Self-Anchored Suspension Span (SAS)
If one single element bestows the status of world-class on the new Bay Bridge, it is the Self-Anchored Suspension (SAS) Span. This engineering marvel will be the world’s largest SAS Bridge (2,047 feet).
The SAS is not just another suspension bridge. Traditional main cable suspension bridges have twin cables with smaller suspender cables connected to them. These cables hold up the roadbed and are anchored to separate structures in the ground. While there will appear to be two main cables on the SAS, there is actually only one. This single cable is anchored within the eastern end of the roadway. The cable is carried over a single tower and wraps around the two side-by-side decks at the western end.
Oakland Touchdown (OTD 1)
The Oakland Touchdown (OTD), located just west of the Bay Bridge toll plaza, will connect Interstate 80 in Oakland to the new side-by-side decks of the new East Span. The project involves building two roadway sections and a new electrical substation, in addition to extensive relocation of underground utilities.
For westbound drivers on I-80, the OTD will be their introduction to the new, graceful East Span of the Bay Bridge. For eastbound drivers from San Francisco, this section of the bridge will carry them from the Skyway into the East Bay.
Yerba Buena Island Temporary Detour (TBS)
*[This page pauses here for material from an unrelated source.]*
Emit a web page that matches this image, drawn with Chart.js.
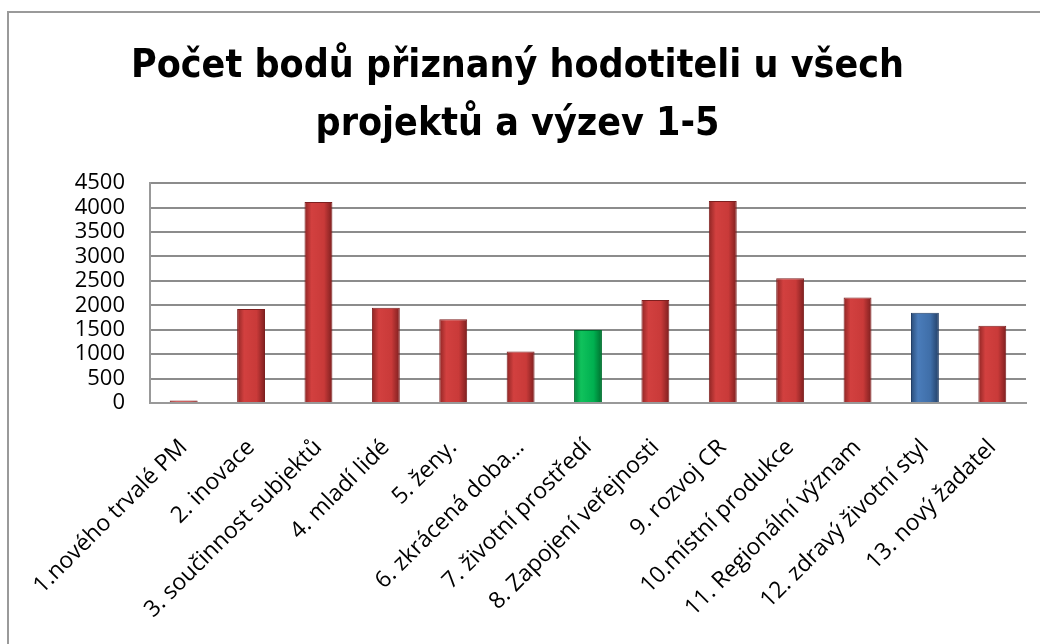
<!DOCTYPE html>
<html>
<head>
<meta charset="utf-8">
<script src="https://cdn.jsdelivr.net/npm/chart.js@4"></script>
<style>
    html, body { margin: 0; padding: 0; background: #fff; }
    #box { position: absolute; left: 7px; top: 11px; width: 1040px; height: 640px; border: 2px solid #9a9a9a; }
    #wrap { position: absolute; left: 0; top: 0; width: 1031px; height: 631px; }
</style>
</head>
<body>
<div id="box"><div id="wrap"><canvas id="chart"></canvas></div></div>
<script>
// chart data
const titleLines = ['Počet bodů přiznaný hodotiteli u všech', 'projektů a výzev 1-5'];
const categories = [
    '1.nového trvalé PM',
    '2. inovace',
    '3. součinnost subjektů',
    '4. mladí lidé',
    '5. ženy.',
    '6. zkrácená doba…',
    '7. životní prostředí',
    '8. Zapojení veřejnosti',
    '9. rozvoj CR',
    '10.místní produkce',
    '11. Regionální význam',
    '12. zdravý životní styl',
    '13. nový žadatel'
];
const points = [50, 1925, 4115, 1950, 1715, 1055, 1495, 2110, 4135, 2555, 2160, 1850, 1580];
const yTicks = [0, 500, 1000, 1500, 2000, 2500, 3000, 3500, 4000, 4500];

// colour of each bar (red default, one green, one blue)
const barKind = ['red', 'red', 'red', 'red', 'red', 'red', 'green', 'red', 'red', 'red', 'red', 'blue', 'red'];
const palette = {
    red: ['#8e2524', '#d2403f', '#c93a39', '#7d1f1f'],
    green: ['#00803a', '#10c25c', '#00b050', '#00702f'],
    blue: ['#2a4c78', '#4a7cba', '#3f6ea8', '#233f66']
};

const barPct = 0.9;
const catPct = 0.46;

function barFill(context) {
    const chart = context.chart;
    const xs = chart.scales.x;
    const c = palette[barKind[context.dataIndex]];
    if (!xs) return c[2];
    const cx = xs.getPixelForValue(context.dataIndex);
    const half = xs.width / categories.length * barPct * catPct / 2;
    if (!isFinite(cx) || !isFinite(half) || half <= 0) return c[2];
    const g = chart.ctx.createLinearGradient(cx - half, 0, cx + half, 0);
    g.addColorStop(0, c[0]);
    g.addColorStop(0.25, c[1]);
    g.addColorStop(0.7, c[2]);
    g.addColorStop(1, c[3]);
    return g;
}

const ctx = document.getElementById('chart').getContext('2d');
const mychart = new Chart(ctx, {
    type: 'bar',
    data: {
        labels: categories,
        datasets: [{
            data: points,
            backgroundColor: barFill,
            borderColor: function (context) { return palette[barKind[context.dataIndex]][3]; },
            borderWidth: 1,
            barPercentage: barPct,
            categoryPercentage: catPct
        }]
    },
    options: {
        responsive: true,
        maintainAspectRatio: false,
        animation: false,
        layout: { padding: { left: 0, right: 14, top: 0, bottom: 0 } },
        plugins: {
            legend: { display: false },
            tooltip: { enabled: false },
            title: {
                display: true,
                text: titleLines,
                color: '#000',
                font: { family: '"DejaVu Sans Condensed", "Open Sans", sans-serif', size: 39, weight: 'bold', lineHeight: 1.49 },
                padding: { top: 25, bottom: 29 }
            }
        },
        scales: {
            x: {
                grid: { display: false, drawTicks: false },
                border: { display: true, color: '#999', width: 2 },
                ticks: {
                    color: '#000',
                    font: { family: '"Open Sans", sans-serif', size: 23 },
                    minRotation: 45,
                    maxRotation: 45,
                    padding: 31,
                    autoSkip: false
                },
                afterFit: function (s) {
                    s.height = 241;
                    s.paddingLeft = 0;
                    s.paddingRight = 0;
                }
            },
            y: {
                min: 0,
                max: 4500,
                afterBuildTicks: function (s) { s.ticks = yTicks.map(v => ({ value: v })); },
                grid: { color: '#8c8c8c', lineWidth: 2, drawTicks: false },
                border: { display: true, color: '#999', width: 2 },
                ticks: {
                    color: '#000',
                    font: { family: '"Open Sans", sans-serif', size: 22 },
                    padding: 25,
                    autoSkip: false,
                    callback: function (v) { return String(v); }
                },
                afterFit: function (s) { s.width = 141; }
            }
        }
    }
});
</script>
</body>
</html>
The Yerba Buena Island Detour contractor, C.C. Myers, has rolled out the existing bridge span and rolled in the new east tie-in span of the detour structure that diverts traffic off the existing bridge to the detour structure that now ties into the Yerba Buena Island Tunnel. Work is now progressing on the demolition of the old approach span and construction of a number of accelerated foundations for the future transition structures from the Self-Anchored Suspension (SAS) bridge to the tunnel. Upon removal of the old approach span, the area will be turned over to the Yerba Buena Island Transition Structures (YBITS).